Market structure: Short outage (~16k reports) is noisy operational risk rather than demand shock; near-term winners are Google (GOOGL) and Amazon Web Services (AMZN) in sales cycles for enterprises seeking multi-cloud resiliency, and cybersecurity vendors (CRWD, PANW, FTNT) who can upsell resiliency products. Losers are MSFT-dependent managed service providers and any SMEs without failover; pricing power for Microsoft cloud remains intact but procurement teams may demand SLAs/credits over the next 1–2 quarters. Cross-asset: expect a 1–3% bump in short-dated implied volatility on MSFT options and modest safe-haven flows to Treasuries if outages cascade, but FX/commodities impact is negligible.

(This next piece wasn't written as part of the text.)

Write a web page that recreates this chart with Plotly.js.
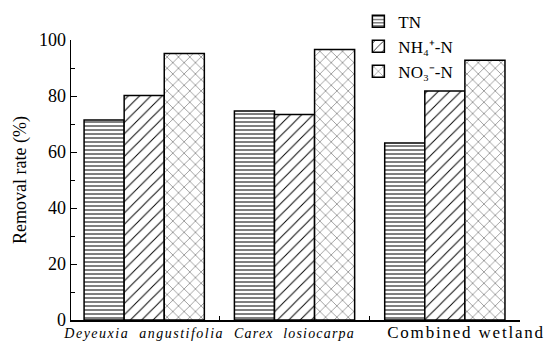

Risk assessment: Tail risks include a correlated outage + data breach (low probability, high impact) that could trigger regulatory scrutiny/fines and enterprise churn >1–2% across multiple quarters. Immediate (days) risk is reputational noise; short-term (weeks–months) risk is delayed renewals/RFPs; long-term (quarters–years) depends on recurrence frequency (>=2 outages/year materially raises churn). Hidden dependency: many SaaS vendors embed M365 APIs—secondary outages can amplify customer impact and procurement scrutiny. Trade implications: Tactical: if MSFT sells off >3% intraday, establish a 1–2% portfolio long (MSFT) targeting 6–12% upside over 3–6 months and hedge with 3-month 5% OTM puts sized at 30–50% of the equity notional. Pair trade: overweight AMZN or GOOGL by 1.5–2% vs underweight MSFT by 1% for 3 months to capture relative cloud-share rotation. Allocate 1–2% to cybersecurity names (CRWD/PANW) for 6–12 month resilience trade; buy short-dated MSFT puts (1-month, ~3% OTM) as a cheap hedge if premium ≤0.5% of position value. Contrarian angle: Market likely overstates permanent damage—historical Office365/Azure incidents produced transient stock moves but <1% long-term revenue impact absent repeated outages. The real mispricing: short-term IV spikes create cheap entry points to buy MSFT on dips; downside is regulatory escalation—set a stop if enterprise churn signals exceed 1% in next two quarterly reports.